CCIA Releases Internet Freedom Paper Outlining Goals

BY CCIA Staff
January 22, 2010

The Computer & Communications Industry Association appreciates the long overdue attention the administration is bringing to the multifaceted human rights issue of Internet freedom.

CCIA is releasing a white paper on Friday, “Internet Freedom: How National Policies Have Failed To Protect It And What Can Be Done Now To Build It.”

The paper explains why censorship is a trade issue. It also looks at some of the national and international policy breakdowns over the past decade in which the United States missed opportunities to oppose censorship, spying and other more outwardly benign policies that can erode freedom and openness on the Internet.

The following statement can be attributed to CCIA President & CEO Ed Black:

“The failure over the past decade to use existing laws to curb Internet censorship and to rally around a common ethic promoting openness and freedom is among our biggest policy failures. It is easy to point fingers at China for its spying on citizens and filtering content. But Internet freedom can and should begin at home.
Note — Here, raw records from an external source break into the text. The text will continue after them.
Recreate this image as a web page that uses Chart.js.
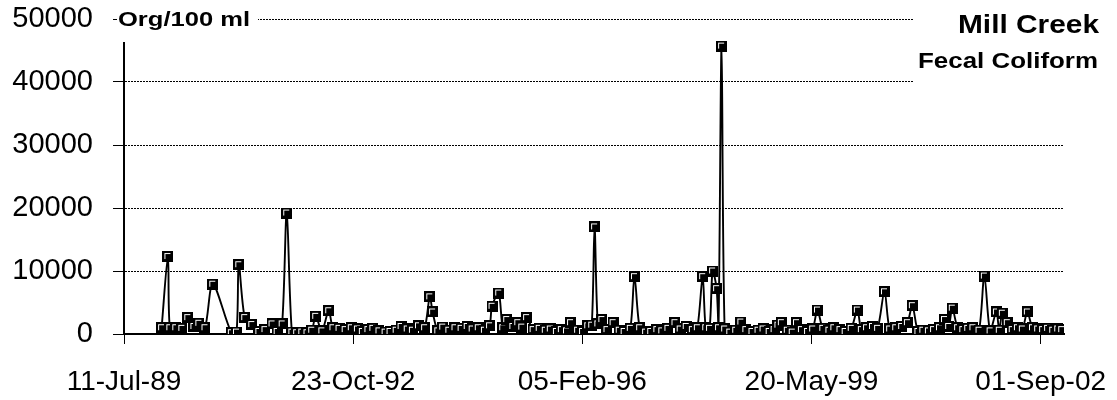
<!DOCTYPE html>
<html><head><meta charset="utf-8">
<script src="https://cdn.jsdelivr.net/npm/chart.js@4.4.0/dist/chart.umd.min.js"></script>
<style>html,body{margin:0;padding:0;background:#fff}#wrap{width:1117px;height:400px;position:relative}</style>
</head><body><div id="wrap"><canvas id="c" width="1117" height="400"></canvas></div>
<script>
const sampleDates = [
'1990-01-24','1990-02-26','1990-03-08','1990-04-08','1990-05-10','1990-06-10','1990-07-12','1990-08-07','1990-09-08','1990-10-19',
'1991-01-24','1991-02-20','1991-03-04','1991-04-04','1991-05-11','1991-06-17','1991-07-19','1991-08-25','1991-09-21','1991-10-17','1991-11-10','1991-12-07',
'1992-01-01','1992-01-28','1992-02-24','1992-03-20','1992-04-10','1992-05-12','1992-06-17','1992-07-09','1992-08-10','1992-09-11','1992-10-13','1992-11-14','1992-12-10',
'1993-01-08','1993-02-03','1993-03-07','1993-04-08','1993-05-04','1993-06-05','1993-07-01','1993-08-02','1993-08-29','1993-09-30','1993-11-01','1993-11-28','1993-12-13',
'1994-01-09','1994-02-04','1994-03-08','1994-04-09','1994-05-11','1994-06-12','1994-07-08','1994-08-09','1994-09-10','1994-10-07','1994-10-20','1994-11-24','1994-12-15',
'1995-01-05','1995-02-06','1995-03-04','1995-03-25','1995-04-19','1995-05-23','1995-06-24','1995-07-26','1995-08-21','1995-09-22','1995-10-18','1995-11-14','1995-12-05',
'1996-01-11','1996-02-06','1996-03-04','1996-03-25','1996-04-09','1996-04-26','1996-05-17','1996-06-13','1996-07-15','1996-08-16','1996-09-11','1996-10-13','1996-11-04','1996-12-01',
'1997-01-01','1997-01-28','1997-03-01','1997-03-27','1997-04-28','1997-06-04','1997-07-01','1997-08-02','1997-09-03','1997-09-29','1997-10-27','1997-11-12','1997-12-02','1997-12-18',
'1998-01-08','1998-01-18','1998-02-03','1998-02-19','1998-03-18','1998-04-18','1998-05-15','1998-06-10','1998-07-12','1998-08-13','1998-09-08','1998-10-10','1998-11-05','1998-11-25','1998-12-13',
'1999-01-13','1999-02-08','1999-03-02','1999-03-28','1999-04-29','1999-05-26','1999-06-20','1999-07-18','1999-08-19','1999-09-14','1999-10-16','1999-11-12','1999-12-14',
'2000-01-15','2000-02-05','2000-03-03','2000-04-03','2000-04-30','2000-06-05','2000-07-02','2000-08-03','2000-09-03','2000-10-03','2000-10-29','2000-11-27','2000-12-23',
'2001-01-21','2001-02-17','2001-03-20','2001-04-15','2001-05-07','2001-05-26','2001-06-23','2001-07-20','2001-08-15','2001-09-11','2001-10-13','2001-11-10','2001-12-10',
'2002-01-12','2002-01-27','2002-02-12','2002-03-10','2002-04-05','2002-05-02','2002-05-28','2002-06-23','2002-07-20','2002-08-16','2002-09-11','2002-10-07','2002-11-03','2002-11-29','2002-12-20'
];
const fecalColiform = [
1000,12300,1000,1000,900,2600,1200,1700,1000,7900,
200,300,11000,2600,1500,400,700,1600,400,1600,19200,300,
200,300,200,600,2800,500,3700,1000,900,700,1000,800,400,
700,900,500,300,400,600,1200,800,600,1300,1000,5900,3500,
500,1100,600,1000,900,1200,800,1000,600,1300,4400,6500,1000,
2300,1200,1800,1100,2600,700,900,600,800,400,700,500,1800,
600,400,1300,1400,17000,1600,2300,700,1800,600,400,900,9100,1000,
300,400,700,500,900,1800,800,1200,700,1000,9100,1000,900,10000,
7200,1000,45700,800,300,600,1900,700,400,600,800,400,700,1400,1800,
600,300,1800,700,400,800,3800,900,600,1000,700,400,900,
3800,700,1000,1200,900,6700,800,1000,1200,1800,4500,400,600,
500,700,1000,2300,1200,4100,1000,700,900,1000,600,9200,500,
3500,600,3300,1800,700,1000,800,3500,1000,800,700,900,600,800,700
];
const tickLabels = ['11-Jul-89','23-Oct-92','05-Feb-96','20-May-99','01-Sep-02'];
const yTickValues = [0,10000,20000,30000,40000,50000];
const axisStart = '1989-07-11';
const axisEnd = '2003-01-01';
const chartTitle = 'Mill Creek';
const chartSubtitle = 'Fecal Coliform';
const unitLabel = 'Org/100 ml';

const MONTHS = ['Jan','Feb','Mar','Apr','May','Jun','Jul','Aug','Sep','Oct','Nov','Dec'];
function isoToMs(s){const p=s.split('-').map(Number);return Date.UTC(p[0],p[1]-1,p[2]);}
const startMs = isoToMs(axisStart);
function dayOf(s){return Math.round((isoToMs(s)-startMs)/86400000);}
function labelToDay(l){const p=l.split('-');let y=+p[2];y+= y<50?2000:1900;return Math.round((Date.UTC(y,MONTHS.indexOf(p[1]),+p[0])-startMs)/86400000);}
const tickDays = tickLabels.map(labelToDay);

const marker = document.createElement('canvas');
marker.width=11; marker.height=11;
(function(){const g=marker.getContext('2d');g.fillStyle='#000';g.fillRect(0,0,11,11);g.fillStyle='#fff';g.fillRect(2,2,6,1);g.fillRect(2,2,1,6);})();

const FONT='"Liberation Sans", Arial, sans-serif';
function drawText(ctx,text,left,right,baseline,size){
  ctx.save();
  ctx.font='bold '+size+'px '+FONT;
  const w=ctx.measureText(text).width;
  ctx.translate(left,baseline);
  ctx.scale((right-left)/w,1);
  ctx.fillStyle='#000';ctx.textBaseline='alphabetic';ctx.textAlign='left';
  ctx.fillText(text,0,0);
  ctx.restore();
}
const titlePlugin={id:'titles',afterDraw(chart){
  const ctx=chart.ctx;
  ctx.save();ctx.fillStyle='#fff';
  ctx.fillRect(913,0,204,92);
  ctx.fillRect(117,0,141,42);
  ctx.restore();
  drawText(ctx,unitLabel,118,250,26,20);
  drawText(ctx,chartTitle,958,1099,33,26);
  drawText(ctx,chartSubtitle,918,1098,68,22);
}};

new Chart(document.getElementById('c'),{
  type:'line',
  data:{datasets:[{
    data:sampleDates.map((d,i)=>({x:dayOf(d),y:fecalColiform[i]})),
    borderColor:'#000',borderWidth:1.9,tension:0.3,fill:false,
    pointStyle:marker,pointRadius:5,pointBackgroundColor:'#000',pointBorderColor:'#000'
  }]},
  options:{
    animation:false,responsive:false,
    plugins:{legend:{display:false},tooltip:{enabled:false}},
    layout:{padding:{left:0,right:53,top:19,bottom:0}},
    scales:{
      x:{type:'linear',min:0,max:dayOf(axisEnd),
        afterBuildTicks:s=>{s.ticks=tickDays.map(v=>({value:v}));},
        afterFit:s=>{s.height=66;s.paddingLeft=0;s.paddingRight=0;},
        ticks:{autoSkip:false,maxRotation:0,minRotation:0,padding:21,color:'#000',
          font:{family:FONT,size:28},
          callback:v=>{const i=tickDays.indexOf(v);return i>=0?tickLabels[i]:'';}},
        grid:{display:true,drawOnChartArea:false,drawTicks:true,tickLength:10,color:'#000',lineWidth:1},
        border:{display:true,color:'#000',width:2}
      },
      y:{min:0,max:50000,
        afterBuildTicks:s=>{s.ticks=yTickValues.map(v=>({value:v}));},
        afterFit:s=>{s.width=124;s.paddingTop=0;s.paddingBottom=0;},
        ticks:{padding:20,color:'#000',font:{family:FONT,size:29},callback:v=>String(v)},
        grid:{color:'#000',lineWidth:1,tickLength:11,drawTicks:true},
        border:{display:true,color:'#000',width:2,dash:[2,1]}
      }
    }
  },
  plugins:[titlePlugin]
});
</script></body></html>
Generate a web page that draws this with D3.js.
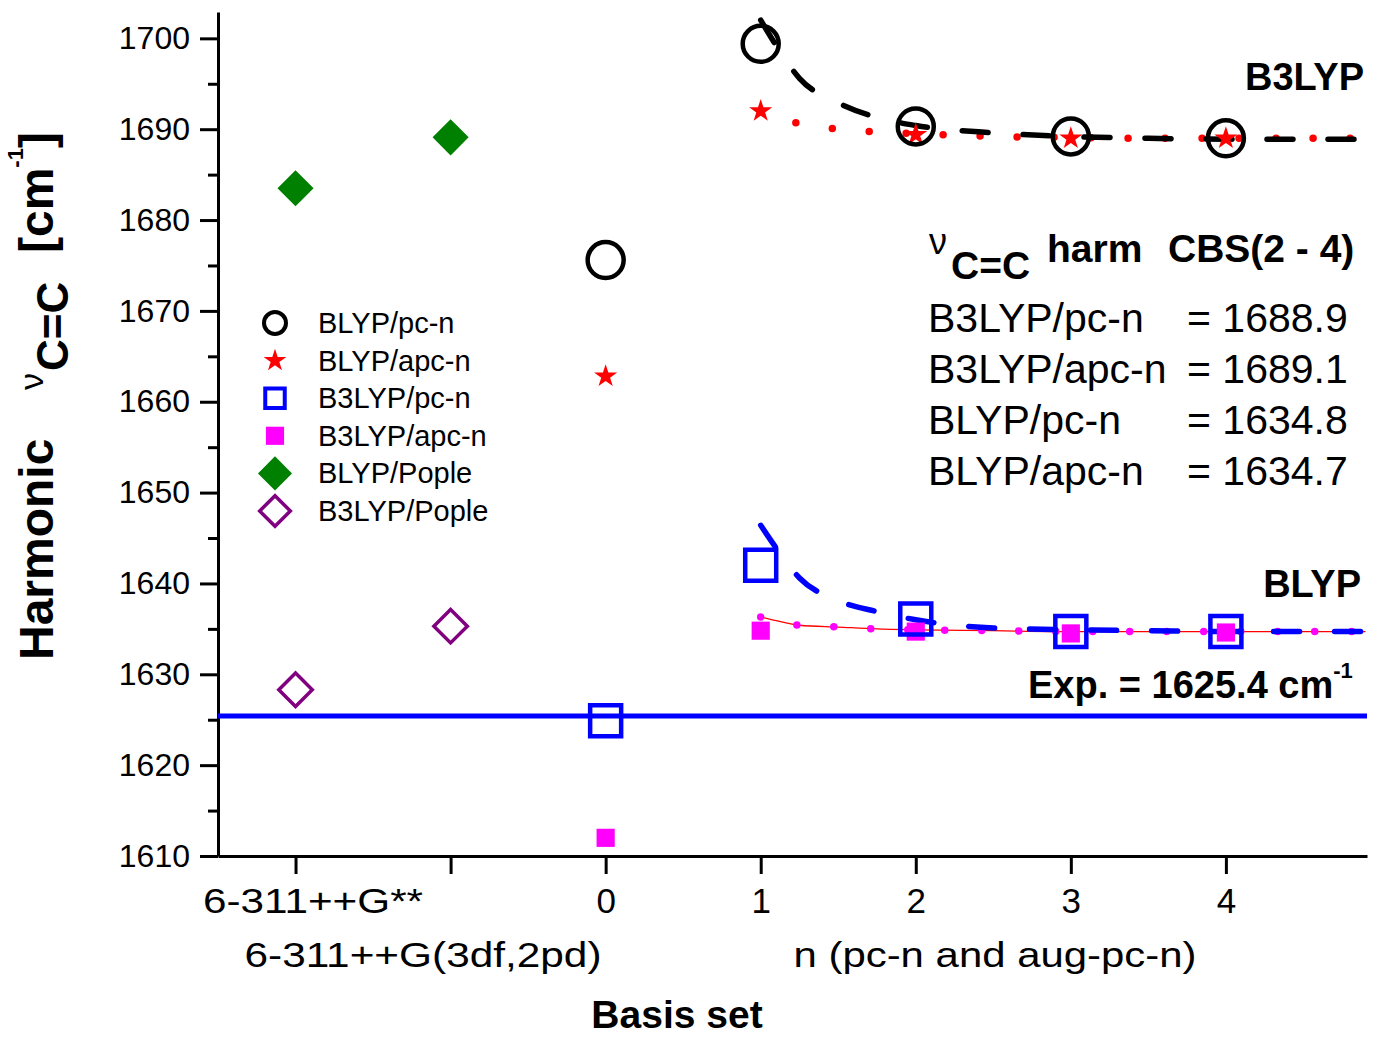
<!DOCTYPE html>
<html><head><meta charset="utf-8">
<script src="https://cdn.jsdelivr.net/npm/d3@7"></script>
<style>
body{margin:0;background:#fff;}
svg{display:block;font-family:"Liberation Sans",Arial,sans-serif;}
</style></head>
<body>
<svg id="chart" width="1379" height="1037"></svg>
<script>
// ---- data ----
const xTickValues = [-2, -1, 0, 1, 2, 3, 4];
const xTickLabels = ["6-311++G**", "", "0", "1", "2", "3", "4"];
const yTickValues = [1610, 1620, 1630, 1640, 1650, 1660, 1670, 1680, 1690, 1700];
const yMinorValues = [1615, 1625, 1635, 1645, 1655, 1665, 1675, 1685, 1695];

const pcX = [0, 1, 2, 3, 4];
const blypPc = [1675.6, 1699.4, 1690.3, 1689.2, 1689.0];
const blypApc = [1662.8, 1692.0, 1689.4, 1689.0, 1689.0];
const b3lypPc = [1624.9, 1642.0, 1636.1, 1634.7, 1634.7];
const b3lypApc = [1612.0, 1634.8, 1634.7, 1634.5, 1634.6];

const popleX = [-2, -1];
const blypPople = [1683.5, 1689.1];
const b3lypPople = [1628.3, 1635.3];

const fitN = [1, 1.1, 1.25, 1.5, 1.75, 2, 2.5, 3, 3.5, 4, 4.9];
const fitBlack = [1702.0, 1699.2, 1695.6, 1692.9, 1691.3, 1690.4, 1689.6, 1689.2, 1689.0, 1688.9, 1688.9];
const fitRed = [1692.0, 1691.4, 1690.6, 1690.0, 1689.7, 1689.5, 1689.2, 1689.1, 1689.0, 1689.0, 1689.0];
const fitBlue = [1646.4, 1643.9, 1640.6, 1638.1, 1636.9, 1636.0, 1635.1, 1634.9, 1634.8, 1634.7, 1634.7];
const fitMagenta = [1636.3, 1635.9, 1635.4, 1635.2, 1635.0, 1634.9, 1634.8, 1634.7, 1634.7, 1634.7, 1634.7];

const expValue = 1625.4;

const legendLabels = ["BLYP/pc-n", "BLYP/apc-n", "B3LYP/pc-n", "B3LYP/apc-n", "BLYP/Pople", "B3LYP/Pople"];
const cbsLabels = ["B3LYP/pc-n", "B3LYP/apc-n", "BLYP/pc-n", "BLYP/apc-n"];
const cbsValues = ["1688.9", "1689.1", "1634.8", "1634.7"];

// ---- layout ----
const svg = d3.select("#chart");
const x = d3.scaleLinear().domain([-2.5, 4.91]).range([218, 1367]);
const y = d3.scaleLinear().domain([1610, 1702.9]).range([856, 12]);

const styles = {
  blypPc:   {type: d3.symbolCircle, size: 1018, fill: "none", stroke: "#000", sw: 4.5},
  blypApc:  {type: d3.symbolStar, size: 165, fill: "#ff0000", stroke: "none", sw: 0},
  b3lypPc:  {type: d3.symbolSquare, size: 961, fill: "none", stroke: "#0000ff", sw: 4.5},
  b3lypApc: {type: d3.symbolSquare, size: 330, fill: "#ff00ff", stroke: "none", sw: 0},
  blypPople:{type: d3.symbolSquare, size: 650, fill: "#008000", stroke: "none", sw: 0, rot: 45},
  b3lypPople:{type: d3.symbolSquare, size: 560, fill: "none", stroke: "#800080", sw: 3.5, rot: 45}
};

// axes
const yAxis = d3.axisLeft(y).tickValues(yTickValues).tickSize(18).tickSizeOuter(0).tickPadding(10)
  .tickFormat(d3.format("d"));
const gy = svg.append("g").attr("transform", "translate(218,0)").call(yAxis);
gy.selectAll("text").attr("font-size", 32).attr("font-family", "Liberation Sans, Arial, sans-serif").attr("fill", "#000");
gy.selectAll("line").attr("stroke-width", 3);
gy.select(".domain").attr("stroke-width", 3);
const yMinor = d3.axisLeft(y).tickValues(yMinorValues).tickSize(10).tickSizeOuter(0).tickFormat("");
const gym = svg.append("g").attr("transform", "translate(218,0)").call(yMinor);
gym.select(".domain").remove();
gym.selectAll("line").attr("stroke-width", 3);

const xAxis = d3.axisBottom(x).tickValues(xTickValues).tickSize(18).tickSizeOuter(0).tickPadding(0)
  .tickFormat((d, i) => xTickLabels[i]);
const gx = svg.append("g").attr("transform", "translate(0,856)").call(xAxis);
gx.selectAll("line").attr("stroke-width", 3);
gx.select(".domain").attr("stroke-width", 3);
gx.selectAll("text").attr("font-size", 35).attr("fill", "#000").attr("dy", null).attr("y", 57)
  .attr("font-family", "Liberation Sans, Arial, sans-serif");
gx.selectAll(".tick").filter(d => d === -2).select("text")
  .attr("dx", 17).attr("textLength", 220).attr("lengthAdjust", "spacingAndGlyphs");

// second-row x labels
svg.append("text").attr("x", 423).attr("y", 967).attr("text-anchor", "middle").attr("font-size", 35)
  .attr("textLength", 357).attr("lengthAdjust", "spacingAndGlyphs").text("6-311++G(3df,2pd)");
svg.append("text").attr("x", 995).attr("y", 967).attr("text-anchor", "middle").attr("font-size", 35)
  .attr("textLength", 403).attr("lengthAdjust", "spacingAndGlyphs").text("n (pc-n and aug-pc-n)");
svg.append("text").attr("x", 677).attr("y", 1028).attr("text-anchor", "middle").attr("font-size", 39)
  .attr("font-weight", "bold").text("Basis set");

// y label
const yl = svg.append("text").attr("transform", "translate(53,0) rotate(-90)")
  .attr("font-weight", "bold").attr("font-size", 48);
yl.append("tspan").attr("x", -660).text("Harmonic");
yl.append("tspan").attr("x", -390).attr("dy", -10).attr("font-size", 34).attr("font-weight", "normal").text("ν");
yl.append("tspan").attr("x", -371).attr("dy", 25).attr("font-size", 44).text("C=C");
yl.append("tspan").attr("x", -253).attr("dy", -15).text("[cm");
yl.append("tspan").attr("dy", -30).attr("font-size", 22).text("-1");
yl.append("tspan").attr("dy", 30).text("]");

// exp line
svg.append("line").attr("x1", x(-2.5)).attr("x2", x(4.91)).attr("y1", y(expValue)).attr("y2", y(expValue))
  .attr("stroke", "#0000ff").attr("stroke-width", 5);

// fit curves
const line = d3.line().x((d, i) => x(fitN[i])).y(d => y(d)).curve(d3.curveMonotoneX);
svg.append("path").attr("d", line(fitMagenta)).attr("fill", "none").attr("stroke", "#ff0000").attr("stroke-width", 1.3);
svg.append("path").attr("d", line(fitMagenta)).attr("fill", "none").attr("stroke", "#ff00ff").attr("stroke-width", 7.5)
  .attr("stroke-linecap", "round").attr("stroke-dasharray", "0,37");
svg.append("path").attr("d", line(fitBlue)).attr("fill", "none").attr("stroke", "#0000ff").attr("stroke-width", 5.5)
  .attr("stroke-linecap", "round").attr("stroke-dasharray", "26,35");
svg.append("path").attr("d", line(fitRed)).attr("fill", "none").attr("stroke", "#ff0000").attr("stroke-width", 7.5)
  .attr("stroke-linecap", "round").attr("stroke-dasharray", "0,37");
svg.append("path").attr("d", line(fitBlack)).attr("fill", "none").attr("stroke", "#000").attr("stroke-width", 5.5)
  .attr("stroke-linecap", "round").attr("stroke-dasharray", "26,35");

// markers
function drawSeries(xs, ys, st) {
  svg.append("g").selectAll("path").data(ys).join("path")
    .attr("d", d3.symbol().type(st.type).size(st.size)())
    .attr("transform", (d, i) => `translate(${x(xs[i])},${y(d)})` + (st.rot ? ` rotate(${st.rot})` : ""))
    .attr("fill", st.fill).attr("stroke", st.stroke).attr("stroke-width", st.sw);
}
drawSeries(pcX, b3lypApc, styles.b3lypApc);
drawSeries(pcX, b3lypPc, styles.b3lypPc);
drawSeries(pcX, blypApc, styles.blypApc);
drawSeries(pcX, blypPc, styles.blypPc);
drawSeries(popleX, blypPople, styles.blypPople);
drawSeries(popleX, b3lypPople, styles.b3lypPople);

// legend
const legendKeys = ["blypPc", "blypApc", "b3lypPc", "b3lypApc", "blypPople", "b3lypPople"];
const legendSizes = [380, 160, 380, 330, 580, 470];
const lg = svg.append("g");
legendKeys.forEach((k, i) => {
  const st = styles[k];
  const cy = 323 + i * 37.6;
  lg.append("path").attr("d", d3.symbol().type(st.type).size(legendSizes[i])())
    .attr("transform", `translate(275,${cy})` + (st.rot ? " rotate(45)" : ""))
    .attr("fill", st.fill).attr("stroke", st.stroke).attr("stroke-width", st.sw ? Math.min(st.sw, 4) : 0);
  lg.append("text").attr("x", 318).attr("y", cy + 10).attr("font-size", 29).text(legendLabels[i]);
});

// annotations
svg.append("text").attr("x", 1364).attr("y", 90).attr("text-anchor", "end").attr("font-size", 38)
  .attr("font-weight", "bold").text("B3LYP");
svg.append("text").attr("x", 1361).attr("y", 597).attr("text-anchor", "end").attr("font-size", 38)
  .attr("font-weight", "bold").text("BLYP");
const ex = svg.append("text").attr("x", 1028).attr("y", 698).attr("font-size", 38).attr("font-weight", "bold");
ex.append("tspan").text("Exp. = 1625.4 cm");
ex.append("tspan").attr("dy", -20).attr("font-size", 22).text("-1");

const tt = svg.append("text").attr("font-weight", "bold").attr("font-size", 39);
tt.append("tspan").attr("x", 929).attr("y", 254).attr("font-size", 36).attr("font-weight", "normal").text("ν");
tt.append("tspan").attr("x", 951).attr("y", 279).text("C=C");
tt.append("tspan").attr("x", 1047).attr("y", 262).text("harm");
tt.append("tspan").attr("x", 1168).attr("y", 262).text("CBS(2 - 4)");

cbsLabels.forEach((lab, i) => {
  const by = 332 + i * 51;
  svg.append("text").attr("x", 928).attr("y", by).attr("font-size", 41).text(lab);
  svg.append("text").attr("x", 1187).attr("y", by).attr("font-size", 41).text("= " + cbsValues[i]);
});
</script>
</body></html>
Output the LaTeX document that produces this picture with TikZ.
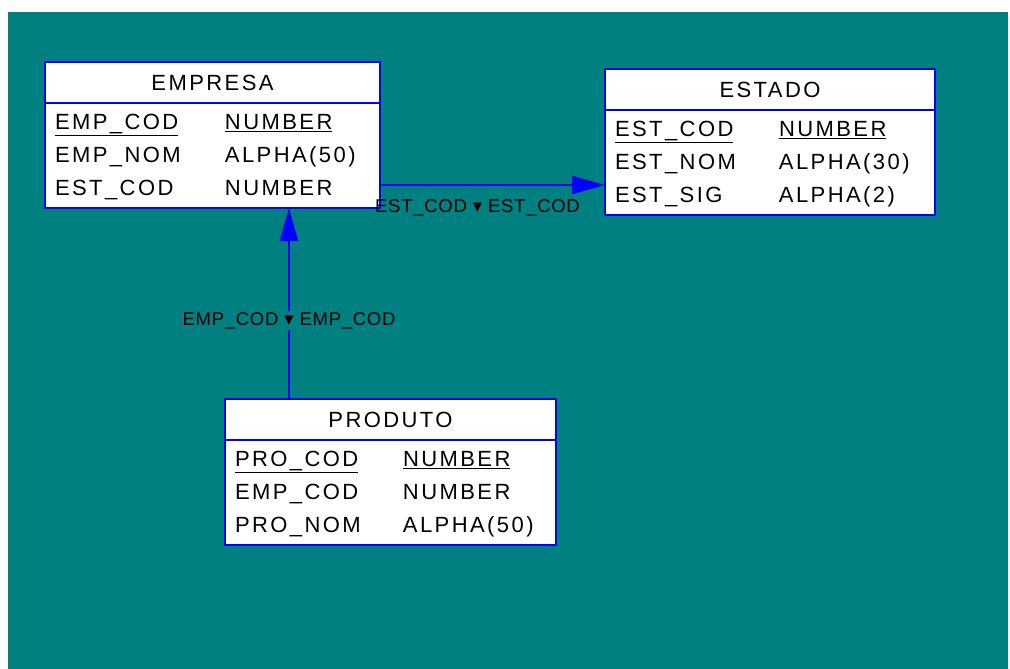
\documentclass[tikz,border=0pt]{standalone}
\usepackage{fontspec}
\setmainfont{Liberation Sans}
\newfontfamily\erfont[LetterSpace=11]{Liberation Sans}
\newfontfamily\lblfont[LetterSpace=4]{Liberation Sans}
\newfontfamily\symfont{DejaVu Sans}
\usetikzlibrary{arrows.meta, positioning}
\definecolor{erteal}{RGB}{0,128,128}
\definecolor{erblue}{RGB}{0,0,255}

\begin{document}
\begin{tikzpicture}[
    x=1pt, y=-1pt,
    title/.style={rectangle, draw=erblue, fill=white, line width=2.5pt, outer sep=0pt, minimum height=41pt, font=\erfont\fontsize{22}{33}\selectfont},
    attrs/.style={rectangle, draw=erblue, fill=white, line width=2.5pt, outer sep=0pt, minimum height=105pt, inner xsep=10pt, inner ysep=0pt, align=left, font=\erfont\fontsize{22}{33}\selectfont},
    fk/.style={-{Triangle[length=33pt, width=18pt]}, erblue, line width=2.2pt},
    fklabel/.style={text=black, font=\lblfont\fontsize{18.5}{20}\selectfont, inner sep=1pt},
]

% === Background ===
\useasboundingbox (0,0) rectangle (1010,669);
\fill[white] (0,0) rectangle (1010,669);
\fill[erteal] (8,12) rectangle (1008,669);

% === Entities ===
\node[title, minimum width=335pt] (emp) at (212.5, 82.5) {EMPRESA};
\node[attrs, text width=315pt, below=0pt of emp] (empa) {%
\begin{tabular}{@{}p{170pt}@{}l@{}}
\underline{EMP\_COD} & \underline{NUMBER}\\
EMP\_NOM & ALPHA(50)\\
EST\_COD & NUMBER
\end{tabular}};

\node[title, minimum width=330pt] (est) at (770, 89.5) {ESTADO};
\node[attrs, text width=310pt, below=0pt of est] (esta) {%
\begin{tabular}{@{}p{164pt}@{}l@{}}
\underline{EST\_COD} & \underline{NUMBER}\\
EST\_NOM & ALPHA(30)\\
EST\_SIG & ALPHA(2)
\end{tabular}};

\node[title, minimum width=331pt] (pro) at (390.5, 419.5) {PRODUTO};
\node[attrs, text width=311pt, below=0pt of pro] (proa) {%
\begin{tabular}{@{}p{168pt}@{}l@{}}
\underline{PRO\_COD} & \underline{NUMBER}\\
EMP\_COD & NUMBER\\
PRO\_NOM & ALPHA(50)
\end{tabular}};

% === Foreign keys ===
\draw[fk] ([yshift=-29.5pt]empa.east) -- ([yshift=-29.5pt]empa.east -| esta.west)
    node[fklabel, midway, below=12pt, xshift=-15pt] {EST\_COD {\symfont ▾} EST\_COD};
\draw[fk] ([xshift=-101.5pt]pro.north) -- ([xshift=-101.5pt]pro.north |- empa.south)
    node[fklabel, pos=0.41, fill=erteal] {EMP\_COD {\symfont ▾} EMP\_COD};

\end{tikzpicture}
\end{document}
“It will be an ongoing but critical challenge for consumers, Internet-dependent businesses, citizens and our government to put overall Internet freedom ahead of various parochial interests in whatever policy debate of the day it manifests – net neutrality, intellectual property protection, Internet surveillance or censorship. While these issues in Washington are often debated separately, they are all tied to a common ethic of Internet freedom. We must support measures that promote this common ethic.

“We don’t want the government to write the rules of Internet freedom, but instead to lay the groundwork for respecting openness and freedom as a value and help spread that value around the world. To do so, our laws and policies must show leadership by example.”